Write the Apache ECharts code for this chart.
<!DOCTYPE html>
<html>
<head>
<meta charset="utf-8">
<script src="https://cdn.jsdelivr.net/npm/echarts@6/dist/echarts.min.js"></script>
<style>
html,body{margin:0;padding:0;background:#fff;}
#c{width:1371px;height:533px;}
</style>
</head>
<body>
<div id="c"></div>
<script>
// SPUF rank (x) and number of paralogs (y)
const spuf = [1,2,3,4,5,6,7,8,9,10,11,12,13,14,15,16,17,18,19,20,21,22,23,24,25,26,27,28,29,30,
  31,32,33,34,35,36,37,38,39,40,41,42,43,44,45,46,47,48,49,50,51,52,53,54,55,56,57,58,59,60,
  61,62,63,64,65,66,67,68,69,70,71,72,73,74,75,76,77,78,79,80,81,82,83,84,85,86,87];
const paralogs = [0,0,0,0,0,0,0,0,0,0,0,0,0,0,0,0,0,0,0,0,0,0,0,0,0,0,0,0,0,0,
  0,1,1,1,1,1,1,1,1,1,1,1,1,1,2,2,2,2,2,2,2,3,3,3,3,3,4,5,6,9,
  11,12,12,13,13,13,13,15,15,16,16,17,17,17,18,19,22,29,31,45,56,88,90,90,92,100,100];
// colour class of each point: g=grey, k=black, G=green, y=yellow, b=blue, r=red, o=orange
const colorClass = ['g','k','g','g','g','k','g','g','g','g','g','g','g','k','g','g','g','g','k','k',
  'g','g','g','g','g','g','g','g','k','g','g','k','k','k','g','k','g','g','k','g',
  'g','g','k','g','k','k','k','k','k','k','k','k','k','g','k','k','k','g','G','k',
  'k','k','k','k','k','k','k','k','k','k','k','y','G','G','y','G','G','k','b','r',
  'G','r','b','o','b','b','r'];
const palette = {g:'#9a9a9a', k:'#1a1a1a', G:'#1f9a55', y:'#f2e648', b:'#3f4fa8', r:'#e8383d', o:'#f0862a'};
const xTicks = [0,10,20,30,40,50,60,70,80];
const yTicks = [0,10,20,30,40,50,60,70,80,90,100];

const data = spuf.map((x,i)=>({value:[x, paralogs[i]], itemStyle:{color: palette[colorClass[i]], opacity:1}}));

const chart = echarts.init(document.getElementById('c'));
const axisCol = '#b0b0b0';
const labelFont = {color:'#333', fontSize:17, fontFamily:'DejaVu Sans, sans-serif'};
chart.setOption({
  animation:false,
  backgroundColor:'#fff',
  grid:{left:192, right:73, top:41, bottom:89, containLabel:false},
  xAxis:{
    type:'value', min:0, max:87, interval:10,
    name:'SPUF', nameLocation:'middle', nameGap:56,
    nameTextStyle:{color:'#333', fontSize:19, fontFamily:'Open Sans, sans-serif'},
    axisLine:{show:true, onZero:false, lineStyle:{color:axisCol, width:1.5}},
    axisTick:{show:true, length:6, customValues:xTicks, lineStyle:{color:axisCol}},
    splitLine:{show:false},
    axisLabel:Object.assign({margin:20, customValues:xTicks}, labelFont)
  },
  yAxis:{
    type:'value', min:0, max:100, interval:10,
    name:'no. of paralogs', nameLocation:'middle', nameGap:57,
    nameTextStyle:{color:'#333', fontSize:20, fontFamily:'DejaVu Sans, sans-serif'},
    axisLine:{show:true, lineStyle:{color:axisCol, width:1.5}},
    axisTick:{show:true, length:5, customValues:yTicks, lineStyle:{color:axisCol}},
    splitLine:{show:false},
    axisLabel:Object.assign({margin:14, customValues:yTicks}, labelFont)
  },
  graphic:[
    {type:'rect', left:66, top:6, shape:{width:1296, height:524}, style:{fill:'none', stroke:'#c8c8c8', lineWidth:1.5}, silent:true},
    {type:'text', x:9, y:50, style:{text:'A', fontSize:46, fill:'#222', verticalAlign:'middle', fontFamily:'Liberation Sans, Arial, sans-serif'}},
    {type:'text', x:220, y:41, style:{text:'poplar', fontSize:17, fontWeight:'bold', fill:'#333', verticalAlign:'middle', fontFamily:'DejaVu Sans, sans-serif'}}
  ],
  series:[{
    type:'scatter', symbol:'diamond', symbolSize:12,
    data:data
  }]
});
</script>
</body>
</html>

◇ ◇ ◇ ◇

### [Aim]
Repeat the material above in full, quoting it exactly.

### [Result of the task]
Write the Apache ECharts code for this chart.
<!DOCTYPE html>
<html>
<head>
<meta charset="utf-8">
<script src="https://cdn.jsdelivr.net/npm/echarts@6/dist/echarts.min.js"></script>
<style>
html,body{margin:0;padding:0;background:#fff;}
#c{width:1371px;height:533px;}
</style>
</head>
<body>
<div id="c"></div>
<script>
// SPUF rank (x) and number of paralogs (y)
const spuf = [1,2,3,4,5,6,7,8,9,10,11,12,13,14,15,16,17,18,19,20,21,22,23,24,25,26,27,28,29,30,
  31,32,33,34,35,36,37,38,39,40,41,42,43,44,45,46,47,48,49,50,51,52,53,54,55,56,57,58,59,60,
  61,62,63,64,65,66,67,68,69,70,71,72,73,74,75,76,77,78,79,80,81,82,83,84,85,86,87];
const paralogs = [0,0,0,0,0,0,0,0,0,0,0,0,0,0,0,0,0,0,0,0,0,0,0,0,0,0,0,0,0,0,
  0,1,1,1,1,1,1,1,1,1,1,1,1,1,2,2,2,2,2,2,2,3,3,3,3,3,4,5,6,9,
  11,12,12,13,13,13,13,15,15,16,16,17,17,17,18,19,22,29,31,45,56,88,90,90,92,100,100];
// colour class of each point: g=grey, k=black, G=green, y=yellow, b=blue, r=red, o=orange
const colorClass = ['g','k','g','g','g','k','g','g','g','g','g','g','g','k','g','g','g','g','k','k',
  'g','g','g','g','g','g','g','g','k','g','g','k','k','k','g','k','g','g','k','g',
  'g','g','k','g','k','k','k','k','k','k','k','k','k','g','k','k','k','g','G','k',
  'k','k','k','k','k','k','k','k','k','k','k','y','G','G','y','G','G','k','b','r',
  'G','r','b','o','b','b','r'];
const palette = {g:'#9a9a9a', k:'#1a1a1a', G:'#1f9a55', y:'#f2e648', b:'#3f4fa8', r:'#e8383d', o:'#f0862a'};
const xTicks = [0,10,20,30,40,50,60,70,80];
const yTicks = [0,10,20,30,40,50,60,70,80,90,100];

const data = spuf.map((x,i)=>({value:[x, paralogs[i]], itemStyle:{color: palette[colorClass[i]], opacity:1}}));

const chart = echarts.init(document.getElementById('c'));
const axisCol = '#b0b0b0';
const labelFont = {color:'#333', fontSize:17, fontFamily:'DejaVu Sans, sans-serif'};
chart.setOption({
  animation:false,
  backgroundColor:'#fff',
  grid:{left:192, right:73, top:41, bottom:89, containLabel:false},
  xAxis:{
    type:'value', min:0, max:87, interval:10,
    name:'SPUF', nameLocation:'middle', nameGap:56,
    nameTextStyle:{color:'#333', fontSize:19, fontFamily:'Open Sans, sans-serif'},
    axisLine:{show:true, onZero:false, lineStyle:{color:axisCol, width:1.5}},
    axisTick:{show:true, length:6, customValues:xTicks, lineStyle:{color:axisCol}},
    splitLine:{show:false},
    axisLabel:Object.assign({margin:20, customValues:xTicks}, labelFont)
  },
  yAxis:{
    type:'value', min:0, max:100, interval:10,
    name:'no. of paralogs', nameLocation:'middle', nameGap:57,
    nameTextStyle:{color:'#333', fontSize:20, fontFamily:'DejaVu Sans, sans-serif'},
    axisLine:{show:true, lineStyle:{color:axisCol, width:1.5}},
    axisTick:{show:true, length:5, customValues:yTicks, lineStyle:{color:axisCol}},
    splitLine:{show:false},
    axisLabel:Object.assign({margin:14, customValues:yTicks}, labelFont)
  },
  graphic:[
    {type:'rect', left:66, top:6, shape:{width:1296, height:524}, style:{fill:'none', stroke:'#c8c8c8', lineWidth:1.5}, silent:true},
    {type:'text', x:9, y:50, style:{text:'A', fontSize:46, fill:'#222', verticalAlign:'middle', fontFamily:'Liberation Sans, Arial, sans-serif'}},
    {type:'text', x:220, y:41, style:{text:'poplar', fontSize:17, fontWeight:'bold', fill:'#333', verticalAlign:'middle', fontFamily:'DejaVu Sans, sans-serif'}}
  ],
  series:[{
    type:'scatter', symbol:'diamond', symbolSize:12,
    data:data
  }]
});
</script>
</body>
</html>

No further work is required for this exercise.